Unwrapped
Preferential Looking

Attention Marketing

Attention_market

I saw this sticker advertising stickers and it made me chuckle. In some ways it's brilliant tactical media planning, right at the point of need, use, consumption.

But the invasion of non-commercial spaces, borrowing attention from toasters, is fraught with its own problems. You know how sometimes things just feel wrong?

Maybe that's creative / cultural blinking instinct kicking in. Maybe the stickers just need to be less lame.

When I was young, before the Cadbury Gorilla, people used to declaim the use of borrowed interest.

The thinking was that using 20 seconds to tell an unrelated joke, and 10 seconds to sell, was not a great idea.

And whilst this seems sensible, or did until the Gorilla, it didn't really sit well with me, since all interruption marketing is borrowing attention from the content it is interrupting.

Apart from posters, which increasingly I think of differently to other media. [There's a different kind of contract being struck with viewers, whether or not you think they have the right to exist at all.]

Which is why, as we know, things are so different now. We can't really buy attention anymore - people have got too good at not paying us any. We have to earn it.

Previously, the implicit value exchange - free content in exchange for watching ads - enabled the balanced value exchange between brands and people.

This model is best encapsulated by Homer Simpson:

Quiet, the commercial is on… if we don’t watch these, it’s like we’re stealing TV!

But that relationship has begun to breakdown in an on demand world, requiring a more explicit earning of attention.

Which is why I really liked the way Anthony Mayfield [at IAB Engage - I've put a bunch of slides up on Flickr] described the internet as an Attention Market.

It's been a decade since Wired realised that we are in an attention economy. Mass media lowered the cost to the point where significantly more ads can be transmitted to a 'consumer' than any person can process. Therefore, the relatively scarce resource needing allocation becomes attention.

The internet is a live, global attention market, dynamically allocating attention to those things that earn it best in near real-time. The speed of response has a corresponding diminution on the longevity of attention - everything becomes a flash in the pan. [This is just an acceleration of an existing trend - when gramaphone records replaced sheet music the record industry noticed a a distinct truncation in the longevity of hits.]

This of course puts the structure of the industry at odds with the attention market - we need a constant stream of new new things to maintain salience.

Understanding how attention is being allocated across the market is the next big frontier of analytics: Google trends, blog mentions, behavioural targeting - all attempts to track, understand, follow and then predict the allocation of attention.

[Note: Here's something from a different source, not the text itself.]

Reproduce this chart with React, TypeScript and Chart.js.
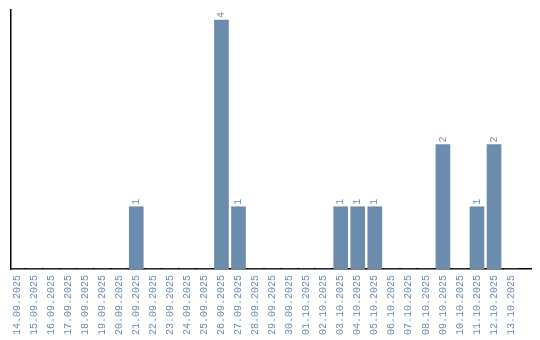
import React, { useEffect, useRef } from "react";
import { Chart, registerables } from "chart.js";

Chart.register(...registerables);

const dates: string[] = [
  "14.09.2025", "15.09.2025", "16.09.2025", "17.09.2025", "18.09.2025",
  "19.09.2025", "20.09.2025", "21.09.2025", "22.09.2025", "23.09.2025",
  "24.09.2025", "25.09.2025", "26.09.2025", "27.09.2025", "28.09.2025",
  "29.09.2025", "30.09.2025", "01.10.2025", "02.10.2025", "03.10.2025",
  "04.10.2025", "05.10.2025", "06.10.2025", "07.10.2025", "08.10.2025",
  "09.10.2025", "10.10.2025", "11.10.2025", "12.10.2025", "13.10.2025",
];

const counts: number[] = [
  0, 0, 0, 0, 0, 0, 0, 1, 0, 0,
  0, 0, 4, 1, 0, 0, 0, 0, 0, 1,
  1, 1, 0, 0, 0, 2, 0, 1, 2, 0,
];

const BLUE = "#6b8cad";
const FONT = "'Liberation Mono', monospace";

const valueLabels = {
  id: "valueLabels",
  afterDatasetsDraw(chart: any) {
    const ctx = chart.ctx;
    const meta = chart.getDatasetMeta(0);
    ctx.save();
    ctx.fillStyle = BLUE;
    ctx.font = `10px ${FONT}`;
    ctx.textAlign = "left";
    ctx.textBaseline = "middle";
    meta.data.forEach((bar: any, i: number) => {
      const v = counts[i];
      if (!v) return;
      ctx.save();
      ctx.translate(bar.x, bar.y - 2);
      ctx.rotate(-Math.PI / 2);
      ctx.fillText(String(v), 0, 0);
      ctx.restore();
    });
    ctx.restore();
  },
};

export default function App() {
  const ref = useRef<HTMLCanvasElement | null>(null);
  useEffect(() => {
    if (!ref.current) return;
    const chart = new Chart(ref.current, {
      type: "bar",
      data: {
        datasets: [
          {
            data: counts.map((v, i) => ({ x: i, y: v })),
            backgroundColor: BLUE,
            barThickness: 14,
          },
        ],
      },
      options: {
        animation: false,
        responsive: false,
        maintainAspectRatio: false,
        layout: { padding: { left: 3, right: 1, top: 2, bottom: 3 } },
        plugins: { legend: { display: false }, tooltip: { enabled: false } },
        scales: {
          x: {
            type: "linear",
            offset: false,
            min: -0.352,
            max: 30.17,
            grid: { display: false, drawTicks: false },
            border: { display: true, color: "#000", width: 1.5 },
            afterBuildTicks: (scale: any) => {
              scale.ticks = dates.map((_, i) => ({ value: i }));
            },
            afterFit: (scale: any) => {
              scale.paddingLeft = 0;
              scale.paddingRight = 0;
              scale.height = 66;
            },
            ticks: {
              autoSkip: false,
              minRotation: 90,
              maxRotation: 90,
              padding: 6,
              color: BLUE,
              font: { family: FONT, size: 10 },
              callback: (v: any) => dates[v as number] ?? "",
            },
          },
          y: {
            min: 0,
            max: 4.16,
            grid: { display: false, drawTicks: false },
            border: { display: true, color: "#000", width: 1.5 },
            ticks: { display: false },
          },
        },
      },
      plugins: [valueLabels],
    });
    return () => chart.destroy();
  }, []);
  return <canvas ref={ref} width={524} height={330} />;
}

This data has value - in fact its the driving value behind Google and Facebook - real, behavioural attention market data.

The Attention Trust  wants to wrestle that value back for the individual - imagine if you could actively trade attention, receiving value in return.

Back during gold rush of the web, a company called All Advantage tried to redress the attention issue and balance the value exchange by paying people watch ads. It also compensated members for promoting the site, which made it grow rapidly - one of the first viral marketing success stories.

The company died - I don't think paying people to watch ads is the right way to think about value - we'll see if it works in mobile credit - although it may have grown into a Nielsen if the ad bubble had collapsed so hard.

Thinking about value that way feels analogous to paying someone to be your friend - it's still buying attention, not earning it.

It time for brands to realise we are operating in an attention market and their money ain't no good here.

Welcome to the age of attention marketing.